Apindo: Ketidakpastian Regulasi Upah Bikin Iklim Usaha Kian Sulit

Jakarta, FORTUNE - Asosiasi Pengusaha Indonesia (APINDO) mengungkapkan kekecewaannya terkait perubahan penetapan upah minimum provinsi (UMP) yang diputuskan Mahkamah Konstitusi (MK). Aturan yang kerap berubah-ubah ini dinilai dapat menciptakan ketidakpastian dan mempersulit iklim usaha.
Pasalnya, dalam 10 tahun terakhir, telah terjadi empat kali perubahan aturan pengupahan. Hal ini memicu ketidakpercayaan investor yang menyebabkan investor menahan diri untuk berinvestasi atau meningkatkan jumlah investasinya. Kesempatan kerja baru yang seharusnya diharapkan muncul dari peningkatan investasi tersebut pun mengecil.
Tak hanya itu, inkonsistensi penetapan upah minimum menyebabkan Indonesia kehilangan kesempatan menjadi negara maju.
"Tiga kali kita lost opportunity karena masalah perburuhan dan upah minimum. Ini sudah kami sampaikan kepada Menteri Ketenagakerjaan," kata Ketua Bidang Ketenagakerjaan APINDO, Bob Azam dalam konferensi pers di Jakarta, Selasa (26/11).
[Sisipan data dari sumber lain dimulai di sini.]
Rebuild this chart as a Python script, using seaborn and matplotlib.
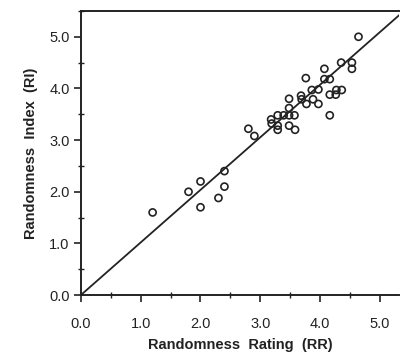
import matplotlib
matplotlib.use("Agg")
import matplotlib.pyplot as plt
import seaborn as sns
import numpy as np
import pandas as pd
from matplotlib.ticker import MultipleLocator, FormatStrFormatter

# Data
rr = [1.2, 1.8, 2.0, 2.0, 2.3, 2.4, 2.4, 2.8, 2.9, 3.18, 3.19, 3.29, 3.29, 3.29,
      3.39, 3.48, 3.48, 3.48, 3.48, 3.57, 3.58, 3.68, 3.69, 3.76, 3.77, 3.86,
      3.88, 3.97, 3.97, 4.07, 4.07, 4.16, 4.16, 4.16, 4.26, 4.27, 4.36, 4.35,
      4.53, 4.53, 4.64]
ri = [1.6, 2.0, 2.2, 1.7, 1.88, 2.4, 2.1, 3.22, 3.08, 3.4, 3.32, 3.48, 3.28, 3.2,
      3.48, 3.8, 3.62, 3.48, 3.28, 3.48, 3.2, 3.86, 3.79, 4.2, 3.7, 3.97,
      3.79, 3.7, 3.98, 4.38, 4.18, 4.18, 3.88, 3.48, 3.88, 3.97, 3.97, 4.5,
      4.5, 4.38, 5.0]
line_x = [0.0, 5.4]
line_y = [0.0, 5.5]

df = pd.DataFrame({"RR": rr, "RI": ri})
lf = pd.DataFrame({"x": line_x, "y": line_y})

sns.set_style("ticks")
plt.rcParams["font.family"] = ["Liberation Sans", "DejaVu Sans"]

fig = plt.figure(figsize=(4.0, 3.53), dpi=100)
ax = fig.add_axes([0.202, 0.164, 0.796, 0.805])

sns.lineplot(data=lf, x="x", y="y", ax=ax, color="#222222", linewidth=1.3)
sns.scatterplot(data=df, x="RR", y="RI", ax=ax, s=26, facecolor="none",
                edgecolor="#222222", linewidth=1.2, marker="o")

ax.set_xlim(0, 5.32)
ax.set_ylim(0, 5.5)
ax.xaxis.set_major_locator(MultipleLocator(1.0))
ax.xaxis.set_minor_locator(MultipleLocator(0.5))
ax.yaxis.set_major_locator(MultipleLocator(1.0))
ax.yaxis.set_minor_locator(MultipleLocator(0.5))
ax.xaxis.set_major_formatter(FormatStrFormatter("%.1f"))
ax.yaxis.set_major_formatter(FormatStrFormatter("%.1f"))

ax.tick_params(which="major", direction="out", length=5, width=1.2,
               labelsize=10.5, colors="#222222")
ax.tick_params(axis="x", which="major", pad=11)
ax.tick_params(axis="y", which="major", pad=3)
ax.tick_params(which="minor", direction="inout", length=4, width=1.0,
               colors="#222222")

for side in ["left", "bottom", "top"]:
    ax.spines[side].set_linewidth(1.4)
    ax.spines[side].set_color("#222222")
ax.spines["right"].set_visible(False)

ax.set_xlabel("Randomness  Rating  (RR)", fontsize=10.5, fontweight="bold",
              color="#222222", labelpad=5)
ax.set_ylabel("Randomness  Index  (RI)", fontsize=10.5, fontweight="bold",
              color="#222222", labelpad=8)

fig.savefig("out.png", dpi=100, facecolor="white")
Menurutnya, rumusan penetapan upah minimum provinsi (UMP) 2025 yang mengacu pada Peraturan Pemerintah (PP) Nomor 51 Tahun 2023 tentang Perubahan atas Peraturan Pemerintah Nomor 36 Tahun 2021 tentang Pengupahan sudah cukup adil. "Rumusan yang ada saat ini, PP 51 menurut kami sudah cukup fair," katanya.
PP Nomor 51 Tahun 2023 menetapkan formula upah minimum adalah inflasi ditambah dari hasil penggalian antara pertumbuhan ekonomi dan alfa. Rentang alfa yang tercantum dalam aturan tersebut yakni 0,1 sampai 0,3.
Menteri Ketenagakerjaan Yassierli hingga kini belum mengungkapkan rincian draf penetapan UMP 2025. Harapannya, formulasi UMP akan diumumkan paling lambat awal Desember 2024.
Adapun, progres penyusunan UMP 2025 menurutnya sudah dilaporkan kepada Presiden Prabowo Subianto. Setelah finalisasi, formulasi UMP akan dituangkan dalam Peraturan Menteri Ketenagakerjaan dan menjadi acuan bagi para kepala daerah.